Karapinar-Kazandag et al. [26] found that the prevalence of accessory mesial canals in the mesial root of mandibular molars is 18%; therefore, all negotiated accessory mesial canals were confluent with the main canals (MB or ML) and no canal ended in an independent apical foramen. Ryan et al. [27] reported a mandibular first molar with 3 separate mesial and 3 separate distal canals, but the distal root canals presented a single apical foramen. In our clinical case all the 6 canals had an independent apical foramen.

The recent development of technologies for endodontic treatment has focused largely on improving the quality of treatments [8, 26]. The introduction of apical locators, nickel-titanium (NiTi) mechanical instruments, operating microscopes, digital radiography, and cone-beam computed tomography greatly improved the ability to detect, clean, and shape root canals [15, 26, 29, 31–33]. Despite the disadvantages of not using magnification and an operating microscope in this clinical case, the middle mesial and middle distal canals were found during accurate inspection of grooves and isthmus between the root canals identified initially without magnification [26].

Many canals can be shaped in just a few minutes, although they may not be cleaned [8, 34]. Susin et al. [34] demonstrated that one of the greatest challenges is cleaning and disinfecting the connections between canals and isthmuses. Failure to access, debride, and disinfect this complex anatomy might have a direct effect on treatment outcomes, particularly in cases such as the one described in this study, in which all canals had an independent apical foramen [23].

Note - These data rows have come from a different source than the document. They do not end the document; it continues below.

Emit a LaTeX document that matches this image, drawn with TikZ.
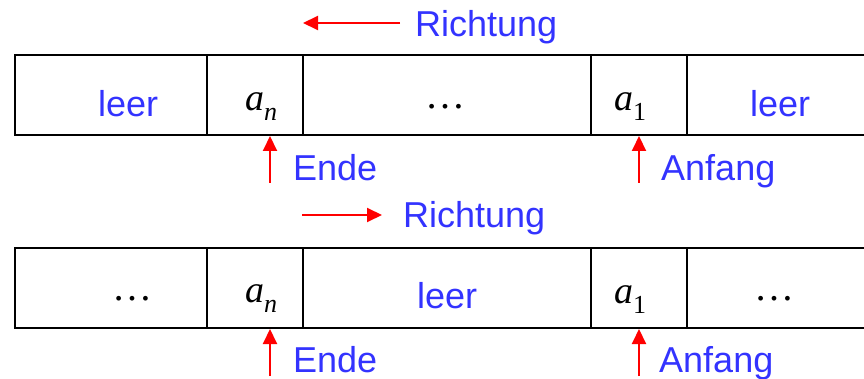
\documentclass[tikz,border=0pt]{standalone}
\usepackage{fontspec}
\setmainfont{Liberation Sans}
\newfontfamily\serifface{Liberation Serif}
\usetikzlibrary{arrows.meta}
\definecolor{txtblue}{RGB}{51,51,255}
\newcommand{\mysub}[1]{{\serifface\fontsize{38}{44}\selectfont\itshape a}\raisebox{-10pt}{\serifface\fontsize{26}{30}\selectfont #1}}
\begin{document}
\begin{tikzpicture}[x=1pt,y=-1pt,
  cell/.style={draw=black,line width=2pt,minimum height=80pt,inner sep=0pt,anchor=north west},
  lbl/.style={text=txtblue,font=\fontsize{36}{40}\selectfont,inner sep=0pt,anchor=base west},
  mth/.style={inner sep=0pt,anchor=base west},
  dots/.style={inner sep=0pt,anchor=base,font=\serifface\fontsize{40}{44}\selectfont},
  redarrow/.style={draw=red,line width=2pt,-{Triangle[length=15pt,width=14pt]}}]
\useasboundingbox (0,0) rectangle (864,379);
\clip (0,0) rectangle (864,379);
% top row
\node[cell,minimum width=192pt] (t1) at (14,54) {};
\node[cell,minimum width=96pt] (t2) at (206,54) {};
\node[cell,minimum width=288pt] (t3) at (302,54) {};
\node[cell,minimum width=96pt] (t4) at (590,54) {};
\node[cell,minimum width=190pt] (t5) at (686,54) {};
% bottom row
\node[cell,minimum width=192pt] (b1) at (14,247) {};
\node[cell,minimum width=96pt] (b2) at (206,247) {};
\node[cell,minimum width=288pt] (b3) at (302,247) {};
\node[cell,minimum width=96pt] (b4) at (590,247) {};
\node[cell,minimum width=190pt] (b5) at (686,247) {};
% top row contents
\node[lbl] (tl1) at (98,117) {leer};
\node[mth] (tan) at (245,111) {\mysub{\itshape n}};
\node[dots] (tdots) at (445,109) {…};
\node[mth] (ta1) at (614,111) {\mysub{1}};
\node[lbl] (tl5) at (750,117) {leer};
% bottom row contents
\node[dots] (bdots1) at (132,300) {…};
\node[mth] (ban) at (245,302) {\mysub{\itshape n}};
\node[lbl] (bl3) at (417,308) {leer};
\node[mth] (ba1) at (614,303) {\mysub{1}};
\node[dots] (bdots5) at (774,300) {…};
% labels
\node[lbl] (rt) at (415,37) {Richtung};
\node[lbl] (rb) at (403,228) {Richtung};
\node[lbl] (et) at (293,181) {Ende};
\node[lbl] (at) at (661,181) {Anfang};
\node[lbl] (eb) at (293,372) {Ende};
\node[lbl] (ab) at (659,372) {Anfang};
% arrows
\coordinate (rtS) at (400,23);
\coordinate (rtE) at (303,23);
\coordinate (rbS) at (302,215);
\coordinate (rbE) at (382,215);
\draw[redarrow] (rtS) -- (rtE);
\draw[redarrow] (rbS) -- (rbE);
\coordinate (etS) at (270,183);
\coordinate (atS) at (639,183);
\coordinate (ebS) at (270,376);
\coordinate (abS) at (639,376);
\draw[redarrow] (etS) -- (etS |- t2.south);
\draw[redarrow] (atS) -- (atS |- t4.south);
\draw[redarrow] (ebS) -- (ebS |- b2.south);
\draw[redarrow] (abS) -- (abS |- b4.south);
\end{tikzpicture}
\end{document}
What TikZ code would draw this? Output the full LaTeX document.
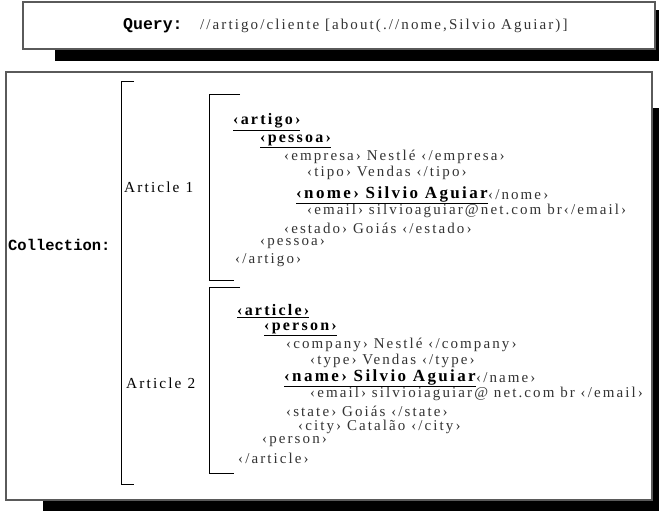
\documentclass[tikz,border=0pt]{standalone}
\usepackage{fontspec}
\setmainfont{Liberation Serif}
\newfontfamily\xmlfont[LetterSpace=14]{Liberation Serif}
\newfontfamily\codefont{Liberation Mono}
\definecolor{xmlgray}{HTML}{333333}
\definecolor{framegray}{HTML}{5A5A5A}

\tikzset{
  xmltxt/.style={anchor=west,inner sep=0pt,text=xmlgray,font=\xmlfont\fontsize{15}{16}\selectfont},
  xmltag/.style={anchor=west,inner sep=0pt,text=black,font=\xmlfont\bfseries\fontsize{16}{17}\selectfont},
  xmlname/.style={anchor=west,inner sep=0pt,text=black,font=\xmlfont\bfseries\fontsize{17}{18}\selectfont},
  codetxt/.style={anchor=west,inner sep=0pt,font=\codefont\bfseries\fontsize{15.5}{17}\selectfont},
  arttxt/.style={anchor=west,inner sep=0pt,font=\xmlfont\fontsize{15.3}{17}\selectfont},
  bracket/.style={draw=black,line width=0.9pt},
  framebox/.style={draw=framegray,fill=white,line width=1.1pt},
}

\begin{document}
\begin{tikzpicture}[x=1pt,y=-1pt]

  \useasboundingbox (0,0) rectangle (659,511);
  \clip (0,0) rectangle (659,511);

  % shadows and boxes
  \fill[black] (55,10) rectangle (680,61);
  \draw[framebox] (23,2) rectangle (655,49);
  \fill[black] (43,108) rectangle (680,530);
  \draw[framebox] (6,72) rectangle (652,500);

  % query
  \node[codetxt,font=\codefont\bfseries\fontsize{16.5}{18}\selectfont] (q) at (123,26) {Query:};
  \node[xmltxt] (qexpr) at (200,26) {//artigo/cliente [about(.//nome,Silvio Aguiar)]};

  % brackets
  \draw[bracket] (134,81) -- (121,81) -- (121,484) -- (134,484);
  \draw[bracket] (240,94) -- (209,94) -- (209,280) -- (234,280);
  \draw[bracket] (240,287) -- (209,287) -- (209,473) -- (234,473);

  \node[codetxt] (coll) at (8,245) {Collection:};
  \node[arttxt] (art1) at (124,187) {Article 1};
  \node[arttxt] (art2) at (126,383) {Article 2};

  % article 1
  \node[xmltag] (a1) at (233,122) {\underline{‹artigo›}};
  \node[xmltag] (a2) at (260,141) {\underline{‹pessoa›}};
  \begin{scope}[every node/.style={xmltxt}]
    \node (a3) at (284,157) {‹empresa› Nestlé ‹/empresa›};
    \node (a4) at (307,173) {‹tipo› Vendas ‹/tipo›};
    \node (a6) at (307,211) {‹email› silvioaguiar@net.com br‹/email›};
    \node (a7) at (284,228) {‹estado› Goiás ‹/estado›};
    \node (a8) at (260,244) {‹pessoa›};
    \node (a9) at (235,260) {‹/artigo›};
  \end{scope}
  \node[xmlname] (a5) at (296,195) {\underline{‹nome› Silvio Aguiar}};
  \node[xmltxt] (a5e) at (a5.east) {‹/nome›};

  % article 2
  \node[xmltag] (b1) at (237,311) {\underline{‹article›}};
  \node[xmltag] (b2) at (264,329) {\underline{‹person›}};
  \begin{scope}[every node/.style={xmltxt}]
    \node (b3) at (286,345) {‹company› Nestlé ‹/company›};
    \node (b4) at (310,361) {‹type› Vendas ‹/type›};
    \node (b6) at (310,394) {‹email› silvioiaguiar@ net.com br ‹/email›};
    \node (b7) at (286,411) {‹state› Goiás ‹/state›};
    \node (b8) at (298,427) {‹city› Catalão ‹/city›};
    \node (b9) at (262,442) {‹person›};
    \node (b10) at (238,458) {‹/article›};
  \end{scope}
  \node[xmlname] (b5) at (284,378) {\underline{‹name› Silvio Aguiar}};
  \node[xmltxt] (b5e) at (b5.east) {‹/name›};

\end{tikzpicture}
\end{document}
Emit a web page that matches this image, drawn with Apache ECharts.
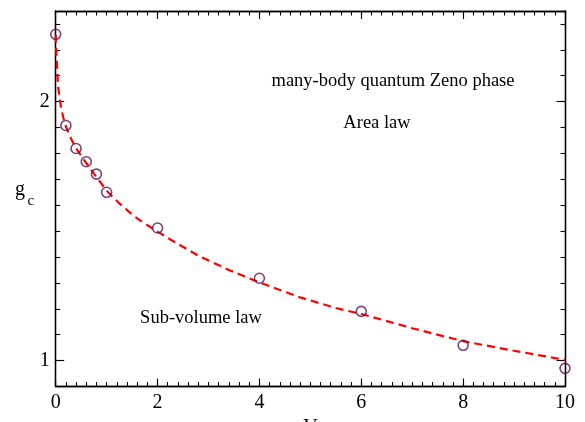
<!DOCTYPE html>
<html>
<head>
<meta charset="utf-8">
<script src="https://cdn.jsdelivr.net/npm/echarts@6/dist/echarts.min.js"></script>
<style>html,body{margin:0;padding:0;background:#fff}#c{width:585px;height:422px}</style>
</head>
<body>
<div id="c"></div>
<script>
// data
const pointsX = [0, 0.2, 0.4, 0.6, 0.8, 1, 2, 4, 6, 8, 10];
const pointsY = [2.260, 1.908, 1.819, 1.768, 1.720, 1.650, 1.512, 1.318, 1.190, 1.059, 0.970];
const fitX = [0, 0.008, 0.02, 0.045, 0.08, 0.11, 0.15, 0.19, 0.25, 0.3, 0.4, 0.5, 0.6, 0.75, 0.9, 1.0, 1.25, 1.55, 1.9, 2.3, 2.8, 3.4, 4.0, 4.8, 5.5, 6.0, 7.0, 8.0, 9.0, 10.0];
const fitY = [2.258, 2.205, 2.164, 2.062, 2.010, 1.972, 1.938, 1.910, 1.880, 1.858, 1.820, 1.791, 1.763, 1.722, 1.683, 1.656, 1.607, 1.556, 1.510, 1.462, 1.405, 1.350, 1.302, 1.244, 1.203, 1.180, 1.125, 1.075, 1.038, 1.003];
const yMajorTicks = [1, 2];
const xTickLabels = [0, 2, 4, 6, 8, 10];
const annotations = [
  {text: 'many-body quantum Zeno phase', x: 393, y: 81},
  {text: 'Area law', x: 377, y: 123},
  {text: 'Sub-volume law', x: 201, y: 318}
];

const FONT = '"Liberation Serif", "DejaVu Serif", serif';
const lineStyle = {color: '#000', width: 1.3};
const chart = echarts.init(document.getElementById('c'), null, {renderer: 'canvas'});

function xAx(pos, major, labels) {
  return {
    type: 'value', position: pos, min: 0, max: 10,
    interval: major ? 2 : 0.2,
    axisLine: {show: true, onZero: false, lineStyle},
    axisTick: {show: true, inside: true, length: major ? 8 : 4.5, lineStyle: {color: '#000', width: 1.1}},
    axisLabel: labels ? {show: true, margin: 6, color: '#000', fontFamily: FONT, fontSize: 20,
      formatter: v => xTickLabels.indexOf(v) >= 0 ? String(v) : ''} : {show: false},
    splitLine: {show: false},
    name: labels ? 'V' : '', nameLocation: 'middle', nameGap: 24,
    nameTextStyle: {color: '#000', fontFamily: FONT, fontSize: 20}
  };
}
function yAx(pos, major, labels) {
  const a = {
    type: 'value', position: pos, min: 0.9, max: 2.35,
    axisLine: {show: true, onZero: false, lineStyle},
    axisTick: {show: true, inside: true, length: major ? 8.5 : 4.5, lineStyle: {color: '#000', width: 1.1}},
    axisLabel: {show: false},
    splitLine: {show: false}
  };
  if (major) {
    a.axisTick.customValues = yMajorTicks;
    if (labels) {
      a.axisLabel = {show: true, margin: 6, color: '#000', fontFamily: FONT, fontSize: 20, customValues: yMajorTicks};
    }
  } else {
    a.interval = 0.1;
  }
  return a;
}

const graphics = annotations.map(a => ({
  type: 'text', x: a.x, y: a.y, silent: true,
  style: {text: a.text, fill: '#000', font: '18.5px ' + FONT, align: 'center', verticalAlign: 'middle'}
}));
graphics.push({type: 'text', x: 15, y: 190, style: {text: 'g', fill: '#000', font: '20px ' + FONT, align: 'left', verticalAlign: 'middle'}});
graphics.push({type: 'text', x: 27.5, y: 201, style: {text: 'c', fill: '#000', font: '15px ' + FONT, align: 'left', verticalAlign: 'middle'}});

chart.setOption({
  animation: false,
  backgroundColor: '#fff',
  grid: {left: 55.7, right: 20, top: 11, bottom: 35.5, containLabel: false, outerBoundsMode: 'none'},
  xAxis: [xAx('bottom', false, false), xAx('bottom', true, true), xAx('top', false, false), xAx('top', true, false)],
  yAxis: [yAx('left', false, false), yAx('left', true, true), yAx('right', false, false), yAx('right', true, false)],
  graphic: graphics,
  series: [
    {
      type: 'line', xAxisIndex: 0, yAxisIndex: 0,
      data: fitX.map((x, i) => [x, fitY[i]]),
      showSymbol: false, smooth: false,
      lineStyle: {color: '#ff0000', width: 2.2, type: [8, 5]},
      z: 2
    },
    {
      type: 'scatter', xAxisIndex: 0, yAxisIndex: 0,
      data: pointsX.map((x, i) => [x, pointsY[i]]),
      symbol: 'circle', symbolSize: 10,
      itemStyle: {color: 'rgba(0,0,0,0)', borderColor: '#5c1352', borderWidth: 1.6},
      z: 3
    }
  ]
});
</script>
</body>
</html>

The expression “shaping and cleaning” is intended to emphasize that canals are generally shaped first and then cleaned if irrigation protocols are followed [8, 35]. Shaping is critical, not only for effective cleaning, but also for three-dimensional obturation [31]. The canals in our case were three-dimensionally obturated using the continuous wave of condensation technique and medium nonstandardized cones. Grossman sealer was used because it penetrates into dentinal tubules well and serves as filler for root canal irregularities and for minor discrepancies between the root canal wall and core filling material [1]. It may also contribute to control microbial infection should there be microorganisms left on the canal walls or in the tubules [36]. The treatment was performed in a single session due to absence of clinical signs and symptoms of acute apical inflammation (pain, swelling, and apical exudate) [37].

From a clinical standpoint, radiographs or other imaging resources provide clinicians with the most appropriate method to detect variations in both root and canal anatomy. However, only by correct clinical examination and interpretation of these images can the clinician detect variations and be aware of them before and during endodontic procedures [32, 38]. Clearly, third mesial and distal canals in mandibular molars should be investigated and identified when planning root canal therapy [30, 39, 40]. The mesial and distal grooves of mandibular molars should be explored and cleaned. This might aid in the detection of a possible middle canal.

4. Conclusion

This clinical case report describes the endodontic treatment of a mandibular first molar with 6 root canals. Mandibular first molars with six root canals are rare, but each case should be carefully investigated clinically and radiographically to detect any anatomic anomalies. Possible variations in the internal anatomy of human teeth should be known to ensure successful endodontic treatment. Also, accessory canals in mandibular molars should be detected and negotiated to provide access for irrigation and filling materials into otherwise inaccessible isthmus.

Conflict of Interests

No potential conflict of interests was disclosed.